長谷川栄雅と「日本の美」

2022.10.11

日本の秋に欠かせない「柿」

秋の味覚として親しまれる「柿」。その実を味わうことはもちろん、染料や薬として使用するなど、古くから日本人の生活に深く関わってきました。今回は、日本で独自の進化を遂げた歴史や、俳人に愛された逸話などをご紹介します。

日本で独自の進化を遂げた柿

色鮮やかな橙色に、秋の到来を感じる柿。その原産地はわかっていませんが、日本における柿の歴史は古く、約170万年以前に形成された岐阜県瑞浪市の第三紀層からは、柿の化石が発見されています。また、縄文時代や弥生時代の遺跡からも柿の種が見つかっており、古代人が柿を食べていたことがうかがえます。

奈良時代には日本各地で栽培されるようになりましたが、この頃、柿の種類は渋柿しかなく、主に干し柿などにされていました。平安時代の法典『延喜式』には柿を祭礼のお供えとしていたことなどが記されています。また、この頃に編纂された日本最古の薬物事典『本名和名』には「加岐」として記述が残っており、「柿が赤くなれば医者が青くなる」という言葉があるように、その栄養価の高さは昔から知られていました。

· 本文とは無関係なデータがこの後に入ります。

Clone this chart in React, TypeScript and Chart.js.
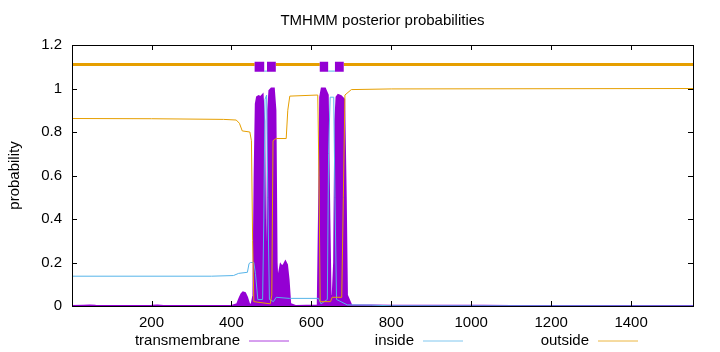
import React, { useEffect, useRef } from "react";
import { Chart, registerables } from "chart.js";

Chart.register(...registerables);

const TITLE = "TMHMM posterior probabilities";
const Y_TITLE = "probability";
const X_MIN = 1;
const X_MAX = 1555;
const Y_MIN = 0;
const Y_MAX = 1.2;
const X_TICKS = [200, 400, 600, 800, 1000, 1200, 1400];
const Y_TICKS = [0, 0.2, 0.4, 0.6, 0.8, 1, 1.2];

const LEGEND_LABELS = ["transmembrane", "inside", "outside"];

// transmembrane posterior probability (position, value)
const TM_POS = [1, 30, 45, 60, 100, 200, 215, 230, 400, 414, 420, 425, 429, 434, 439, 444, 450, 455, 458, 461, 464, 468, 473, 478, 482, 485, 488, 490, 492, 495, 500, 506, 510, 513, 516, 519, 523, 527, 531, 535, 539, 543, 547, 560, 616, 619, 622, 626, 634, 641, 645, 648, 653, 657, 660, 663, 667, 674, 682, 686, 689, 700, 750, 800, 1000, 1030, 1100, 1555];
const TM_VAL = [0, 0.001, 0.002, 0.001, 0, 0.001, 0.002, 0, 0, 0.008, 0.035, 0.055, 0.063, 0.06, 0.04, 0.01, 0.003, 0.05, 0.6, 0.93, 0.96, 0.965, 0.96, 0.97, 0.85, 0.15, 0.05, 0.4, 0.9, 0.99, 1.0, 1.0, 0.9, 0.2, 0.06, 0.15, 0.19, 0.18, 0.19, 0.204, 0.19, 0.12, 0.01, 0, 0.002, 0.4, 0.96, 1.0, 1.0, 0.97, 0.4, 0.05, 0.03, 0.2, 0.85, 0.96, 0.97, 0.965, 0.95, 0.5, 0.05, 0.003, 0.002, 0.001, 0.001, 0.001, 0, 0];

// inside probability
const IN_POS = [1, 350, 405, 418, 440, 444, 448, 456, 460, 466, 478, 481, 484, 488, 491, 495, 505, 512, 545, 618, 624, 640, 643, 647, 656, 659, 663, 690, 750, 800, 1555];
const IN_VAL = [0.137, 0.137, 0.14, 0.15, 0.155, 0.195, 0.2, 0.2, 0.15, 0.03, 0.03, 0.4, 0.95, 0.97, 0.5, 0.03, 0.02, 0.04, 0.035, 0.035, 0.01, 0.03, 0.7, 0.96, 0.96, 0.5, 0.03, 0.005, 0.004, 0.001, 0];

// outside probability
const OUT_POS = [1, 200, 380, 412, 420, 427, 446, 450, 453, 456, 497, 501, 504, 512, 537, 541, 546, 616, 619, 622, 648, 652, 676, 680, 684, 700, 800, 1555];
const OUT_VAL = [0.862, 0.861, 0.858, 0.855, 0.84, 0.805, 0.8, 0.76, 0.3, 0.02, 0.01, 0.05, 0.76, 0.77, 0.77, 0.9, 0.965, 0.97, 0.6, 0.02, 0.02, 0.04, 0.04, 0.5, 0.97, 0.995, 0.998, 1.0];

// predicted topology segments (start, end) drawn along the top
const TOP_TM = [[458, 482], [489, 511], [621, 642], [659, 681]];
const TOP_IN = [[482, 489], [642, 659]];
const TOP_OUT = [[1, 458], [511, 621], [681, 1555]];
const TOP_TM_LEVEL = 1.1;
const TOP_IN_LEVEL = 1.08;
const TOP_OUT_LEVEL = 1.11;

const PURPLE = "#9400d3";
const CYAN = "#56b4e9";
const ORANGE = "#e69f00";
const FONT = "'Liberation Sans', Arial, sans-serif";

function pts(xs: number[], ys: number[]) {
  return xs.map((x, i) => ({ x, y: ys[i] }));
}

function segs(list: number[][], level: number) {
  const out: any[] = [];
  list.forEach(([a, b]) => {
    out.push({ x: a, y: level });
    out.push({ x: b, y: level });
    out.push({ x: b, y: null });
  });
  return out;
}

const framePlugin = {
  id: "gpFrame",
  afterDatasetsDraw(chart: any) {
    const { ctx, chartArea: a, scales } = chart;
    ctx.save();
    ctx.strokeStyle = "#000";
    ctx.lineWidth = 1;
    // inward ticks
    ctx.beginPath();
    Y_TICKS.forEach((v) => {
      const y = Math.round(scales.y.getPixelForValue(v)) + 0.5;
      ctx.moveTo(a.left, y);
      ctx.lineTo(a.left + 5, y);
      ctx.moveTo(a.right, y);
      ctx.lineTo(a.right - 5, y);
    });
    X_TICKS.forEach((v) => {
      const x = Math.round(scales.x.getPixelForValue(v)) + 0.5;
      ctx.moveTo(x, a.bottom);
      ctx.lineTo(x, a.bottom - 5);
      ctx.moveTo(x, a.top);
      ctx.lineTo(x, a.top + 5);
    });
    ctx.stroke();
    ctx.strokeRect(a.left + 0.5, a.top + 0.5, a.right - a.left, a.bottom - a.top);

    // title
    ctx.fillStyle = "#000";
    ctx.font = `15px ${FONT}`;
    ctx.textAlign = "center";
    ctx.textBaseline = "middle";
    ctx.fillText(TITLE, (a.left + a.right) / 2, 21);

    // y title
    ctx.save();
    ctx.translate(15, (a.top + a.bottom) / 2);
    ctx.rotate(-Math.PI / 2);
    ctx.fillText(Y_TITLE, 0, 0);
    ctx.restore();

    // legend
    const colors = [PURPLE, CYAN, ORANGE];
    const textEnds = [240, 414, 589];
    const ly = 341;
    ctx.textAlign = "right";
    LEGEND_LABELS.forEach((t, i) => {
      ctx.fillStyle = "#000";
      ctx.fillText(t, textEnds[i], ly);
      ctx.strokeStyle = colors[i];
      ctx.globalAlpha = 0.75;
      ctx.beginPath();
      ctx.moveTo(textEnds[i] + 9, ly);
      ctx.lineTo(textEnds[i] + 49, ly);
      ctx.stroke();
      ctx.globalAlpha = 1;
    });
    ctx.restore();
  },
};

export default function App() {
  const ref = useRef<HTMLCanvasElement | null>(null);
  useEffect(() => {
    if (!ref.current) return;
    const chart = new Chart(ref.current, {
      type: "line",
      data: {
        datasets: [
          {
            label: "outside",
            data: pts(OUT_POS, OUT_VAL),
            borderColor: ORANGE,
            borderWidth: 1,
            pointRadius: 0,
            fill: false,
            order: 1,
          },
          {
            label: "inside",
            data: pts(IN_POS, IN_VAL),
            borderColor: CYAN,
            borderWidth: 1,
            pointRadius: 0,
            fill: false,
            order: 2,
          },
          {
            label: "top-tm",
            data: segs(TOP_TM, TOP_TM_LEVEL),
            borderColor: PURPLE,
            borderWidth: 10,
            borderCapStyle: "butt",
            pointRadius: 0,
            spanGaps: false,
            fill: false,
            order: 3,
          },
          {
            label: "top-in",
            data: segs(TOP_IN, TOP_IN_LEVEL),
            borderColor: CYAN,
            borderWidth: 1,
            pointRadius: 0,
            spanGaps: false,
            fill: false,
            order: 4,
          },
          {
            label: "top-out",
            data: segs(TOP_OUT, TOP_OUT_LEVEL),
            borderColor: ORANGE,
            borderWidth: 3,
            borderCapStyle: "butt",
            pointRadius: 0,
            spanGaps: false,
            fill: false,
            order: 5,
          },
          {
            label: "transmembrane",
            data: pts(TM_POS, TM_VAL),
            borderColor: PURPLE,
            backgroundColor: PURPLE,
            borderWidth: 2,
            pointRadius: 0,
            fill: "origin",
            order: 6,
          },
        ],
      },
      options: {
        animation: false,
        responsive: false,
        parsing: false as any,
        normalized: true,
        layout: { padding: { left: 0, top: 45, right: 27, bottom: 0 } },
        plugins: { legend: { display: false }, tooltip: { enabled: false }, title: { display: false } },
        elements: { line: { tension: 0 } },
        scales: {
          x: {
            type: "linear",
            min: X_MIN,
            max: X_MAX,
            grid: { display: false, drawTicks: false },
            border: { display: false },
            afterBuildTicks: (s: any) => {
              s.ticks = X_TICKS.map((v) => ({ value: v }));
            },
            afterFit: (s: any) => {
              s.height = 46;
            },
            ticks: {
              autoSkip: false,
              maxRotation: 0,
              padding: 8,
              color: "#000",
              font: { family: FONT, size: 15 },
              callback: (v: any) => String(v),
            },
          },
          y: {
            type: "linear",
            min: Y_MIN,
            max: Y_MAX,
            grid: { display: false, drawTicks: false },
            border: { display: false },
            afterBuildTicks: (s: any) => {
              s.ticks = Y_TICKS.map((v) => ({ value: v }));
            },
            afterFit: (s: any) => {
              s.width = 72;
            },
            ticks: {
              padding: 10,
              color: "#000",
              font: { family: FONT, size: 15 },
              callback: (v: any) => String(Math.round(Number(v) * 10) / 10),
            },
          },
        },
      },
      plugins: [framePlugin],
    } as any);
    return () => chart.destroy();
  }, []);
  return (
    <div style={{ position: "absolute", left: 0, top: 0, width: 720, height: 352, background: "#fff" }}>
      <canvas ref={ref} width={720} height={352} style={{ width: 720, height: 352, display: "block" }} />
    </div>
  );
}
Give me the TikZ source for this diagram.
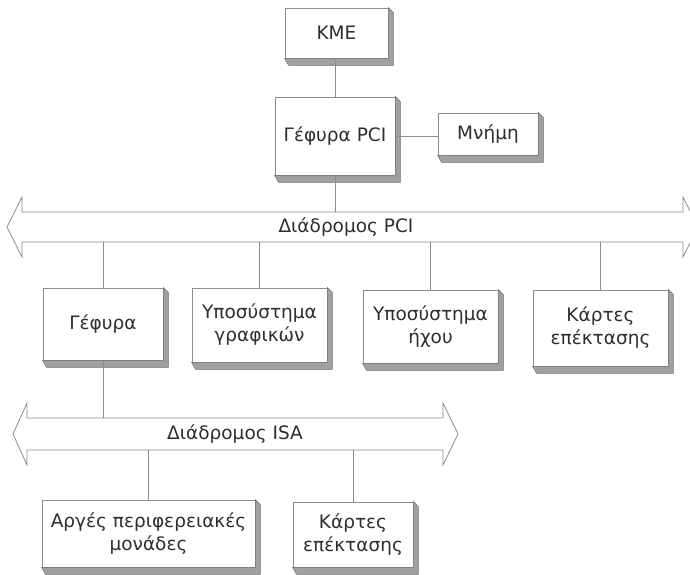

そして鎌倉時代、日本の柿に大きな変化が起こりました。渋柿に突然変異が起き、そのまま食べられる甘柿が生まれたのです。そのため甘柿は日本原産の果物。さらに江戸時代になると、さまざまな品種が誕生し、現在では1,000を超える種類があるといわれています。

 

正岡子規や松尾芭蕉の俳句に登場

昔から日本人に身近な柿は、俳句の作品にも多く残っています。柿好きな俳人として有名なのは「柿食へば鐘が鳴るなり法隆寺」の俳句で知られる正岡子規。子規は34年の生涯にわたって柿を愛しており、しばしば作品にも登場します。友人の夏目漱石の長編小説『三四郎』では子規をなぞらえた人物について「ある時大きな樽柿を十六食ったことがある」と語られる場面も。また晩年に子規は「私が死んだら、柿食いの俳句好きといってほしい」という言葉を残しました。

また俳聖と呼ばれた松尾芭蕉の俳句にも柿の記述が。「里古りて柿の木持たぬ家もなし」という作品では、柿の木のある田舎の風景が、郷愁をそそる日本の原風景であることを謳っています。

日本から世界に広まった「KAKI」

現在は世界中で食べられている柿ですが、16世紀に日本が行っていた南蛮貿易によってヨーロッパに伝わったといわれています。そのためフランスでは柿は「KAKI」、イタリアでは「CACHI」と記されており、その後、アメリカ大陸に広まりました。ちなみに欧米では果実を切って食べるのではなく、完熟してトロトロになった柿をスプーンで食べたり、シャーベットなどにすることが多いそう。

食欲の秋。歴史の深さに思いを馳せながら、柿を存分に味わいましょう。